WHAT TO DO:
Restate the whole of the material. Keep every word, and drop the pictures.

DATA BLOCK:

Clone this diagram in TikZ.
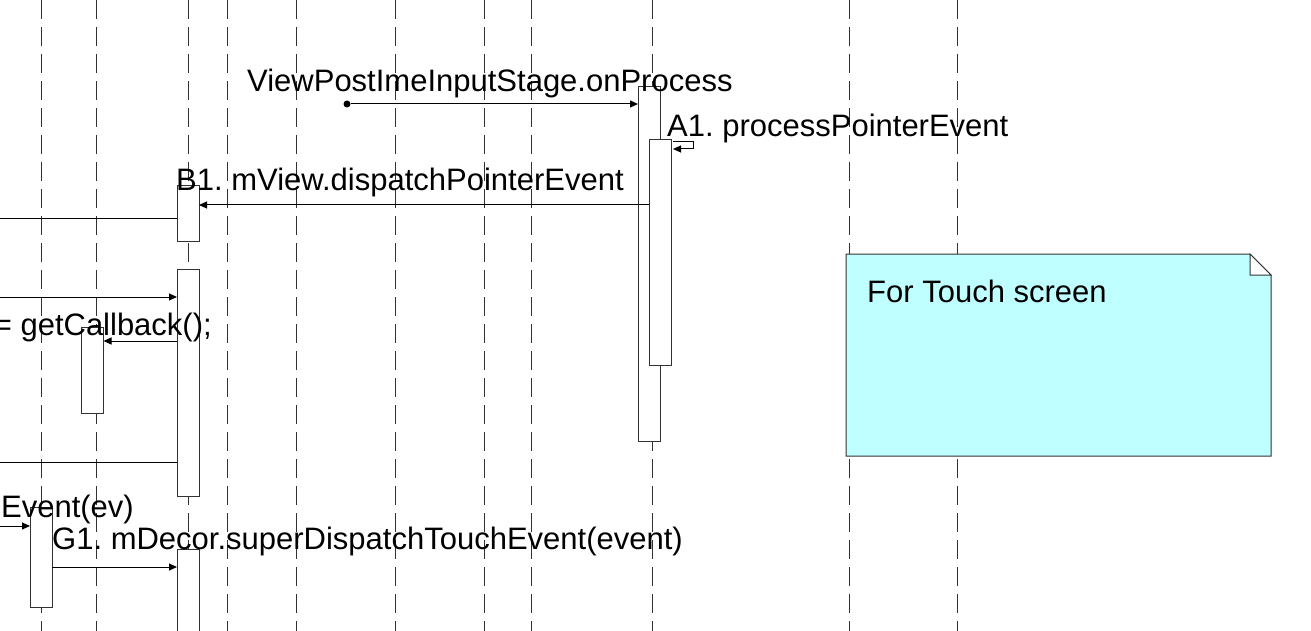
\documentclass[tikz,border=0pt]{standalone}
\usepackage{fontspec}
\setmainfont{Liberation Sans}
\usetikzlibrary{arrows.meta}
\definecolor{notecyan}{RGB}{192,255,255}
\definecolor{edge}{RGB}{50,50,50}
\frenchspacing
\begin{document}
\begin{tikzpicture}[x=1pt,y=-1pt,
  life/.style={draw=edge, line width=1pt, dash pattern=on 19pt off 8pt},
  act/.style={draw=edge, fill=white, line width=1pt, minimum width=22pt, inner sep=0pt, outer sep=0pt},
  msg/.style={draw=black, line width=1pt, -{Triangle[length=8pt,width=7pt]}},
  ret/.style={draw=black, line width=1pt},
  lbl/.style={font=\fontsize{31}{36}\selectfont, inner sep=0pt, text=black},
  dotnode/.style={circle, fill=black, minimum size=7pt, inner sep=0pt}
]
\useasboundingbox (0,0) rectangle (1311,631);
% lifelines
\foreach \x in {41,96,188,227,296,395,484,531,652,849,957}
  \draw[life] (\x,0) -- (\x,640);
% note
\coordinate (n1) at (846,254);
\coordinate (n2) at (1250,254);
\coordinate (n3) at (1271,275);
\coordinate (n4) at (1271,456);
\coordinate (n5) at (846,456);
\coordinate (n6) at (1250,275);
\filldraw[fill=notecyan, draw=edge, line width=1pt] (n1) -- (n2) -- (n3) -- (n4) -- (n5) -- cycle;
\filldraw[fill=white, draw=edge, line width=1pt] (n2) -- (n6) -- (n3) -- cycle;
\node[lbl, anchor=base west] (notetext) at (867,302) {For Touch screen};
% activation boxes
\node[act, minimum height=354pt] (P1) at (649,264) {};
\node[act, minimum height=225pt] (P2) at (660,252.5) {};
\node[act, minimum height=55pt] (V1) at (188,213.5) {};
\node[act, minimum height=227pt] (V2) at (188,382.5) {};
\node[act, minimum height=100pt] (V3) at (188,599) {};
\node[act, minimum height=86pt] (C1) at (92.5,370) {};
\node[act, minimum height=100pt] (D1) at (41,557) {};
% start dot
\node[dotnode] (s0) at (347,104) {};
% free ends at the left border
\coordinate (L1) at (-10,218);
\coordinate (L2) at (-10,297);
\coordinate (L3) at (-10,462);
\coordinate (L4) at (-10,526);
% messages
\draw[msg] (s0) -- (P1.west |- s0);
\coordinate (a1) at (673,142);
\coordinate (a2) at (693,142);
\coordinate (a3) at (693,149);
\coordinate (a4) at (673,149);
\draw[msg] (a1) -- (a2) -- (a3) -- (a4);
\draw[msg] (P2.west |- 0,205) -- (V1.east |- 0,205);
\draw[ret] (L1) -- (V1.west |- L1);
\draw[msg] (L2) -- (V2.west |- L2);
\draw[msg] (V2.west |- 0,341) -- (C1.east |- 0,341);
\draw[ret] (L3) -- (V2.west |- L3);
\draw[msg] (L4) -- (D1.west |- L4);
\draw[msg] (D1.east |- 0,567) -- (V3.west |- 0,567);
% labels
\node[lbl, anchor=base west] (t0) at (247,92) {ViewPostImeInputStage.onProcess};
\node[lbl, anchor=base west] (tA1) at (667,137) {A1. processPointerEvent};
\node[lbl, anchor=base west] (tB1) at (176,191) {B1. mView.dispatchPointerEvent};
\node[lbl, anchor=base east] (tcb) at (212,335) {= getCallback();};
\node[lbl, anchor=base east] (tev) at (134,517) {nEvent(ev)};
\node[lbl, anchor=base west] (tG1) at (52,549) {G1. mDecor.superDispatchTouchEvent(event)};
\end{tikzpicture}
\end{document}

FULL SOLUTION:
Clone this diagram in TikZ.
\documentclass[tikz,border=0pt]{standalone}
\usepackage{fontspec}
\setmainfont{Liberation Sans}
\usetikzlibrary{arrows.meta}
\definecolor{notecyan}{RGB}{192,255,255}
\definecolor{edge}{RGB}{50,50,50}
\frenchspacing
\begin{document}
\begin{tikzpicture}[x=1pt,y=-1pt,
  life/.style={draw=edge, line width=1pt, dash pattern=on 19pt off 8pt},
  act/.style={draw=edge, fill=white, line width=1pt, minimum width=22pt, inner sep=0pt, outer sep=0pt},
  msg/.style={draw=black, line width=1pt, -{Triangle[length=8pt,width=7pt]}},
  ret/.style={draw=black, line width=1pt},
  lbl/.style={font=\fontsize{31}{36}\selectfont, inner sep=0pt, text=black},
  dotnode/.style={circle, fill=black, minimum size=7pt, inner sep=0pt}
]
\useasboundingbox (0,0) rectangle (1311,631);
% lifelines
\foreach \x in {41,96,188,227,296,395,484,531,652,849,957}
  \draw[life] (\x,0) -- (\x,640);
% note
\coordinate (n1) at (846,254);
\coordinate (n2) at (1250,254);
\coordinate (n3) at (1271,275);
\coordinate (n4) at (1271,456);
\coordinate (n5) at (846,456);
\coordinate (n6) at (1250,275);
\filldraw[fill=notecyan, draw=edge, line width=1pt] (n1) -- (n2) -- (n3) -- (n4) -- (n5) -- cycle;
\filldraw[fill=white, draw=edge, line width=1pt] (n2) -- (n6) -- (n3) -- cycle;
\node[lbl, anchor=base west] (notetext) at (867,302) {For Touch screen};
% activation boxes
\node[act, minimum height=354pt] (P1) at (649,264) {};
\node[act, minimum height=225pt] (P2) at (660,252.5) {};
\node[act, minimum height=55pt] (V1) at (188,213.5) {};
\node[act, minimum height=227pt] (V2) at (188,382.5) {};
\node[act, minimum height=100pt] (V3) at (188,599) {};
\node[act, minimum height=86pt] (C1) at (92.5,370) {};
\node[act, minimum height=100pt] (D1) at (41,557) {};
% start dot
\node[dotnode] (s0) at (347,104) {};
% free ends at the left border
\coordinate (L1) at (-10,218);
\coordinate (L2) at (-10,297);
\coordinate (L3) at (-10,462);
\coordinate (L4) at (-10,526);
% messages
\draw[msg] (s0) -- (P1.west |- s0);
\coordinate (a1) at (673,142);
\coordinate (a2) at (693,142);
\coordinate (a3) at (693,149);
\coordinate (a4) at (673,149);
\draw[msg] (a1) -- (a2) -- (a3) -- (a4);
\draw[msg] (P2.west |- 0,205) -- (V1.east |- 0,205);
\draw[ret] (L1) -- (V1.west |- L1);
\draw[msg] (L2) -- (V2.west |- L2);
\draw[msg] (V2.west |- 0,341) -- (C1.east |- 0,341);
\draw[ret] (L3) -- (V2.west |- L3);
\draw[msg] (L4) -- (D1.west |- L4);
\draw[msg] (D1.east |- 0,567) -- (V3.west |- 0,567);
% labels
\node[lbl, anchor=base west] (t0) at (247,92) {ViewPostImeInputStage.onProcess};
\node[lbl, anchor=base west] (tA1) at (667,137) {A1. processPointerEvent};
\node[lbl, anchor=base west] (tB1) at (176,191) {B1. mView.dispatchPointerEvent};
\node[lbl, anchor=base east] (tcb) at (212,335) {= getCallback();};
\node[lbl, anchor=base east] (tev) at (134,517) {nEvent(ev)};
\node[lbl, anchor=base west] (tG1) at (52,549) {G1. mDecor.superDispatchTouchEvent(event)};
\end{tikzpicture}
\end{document}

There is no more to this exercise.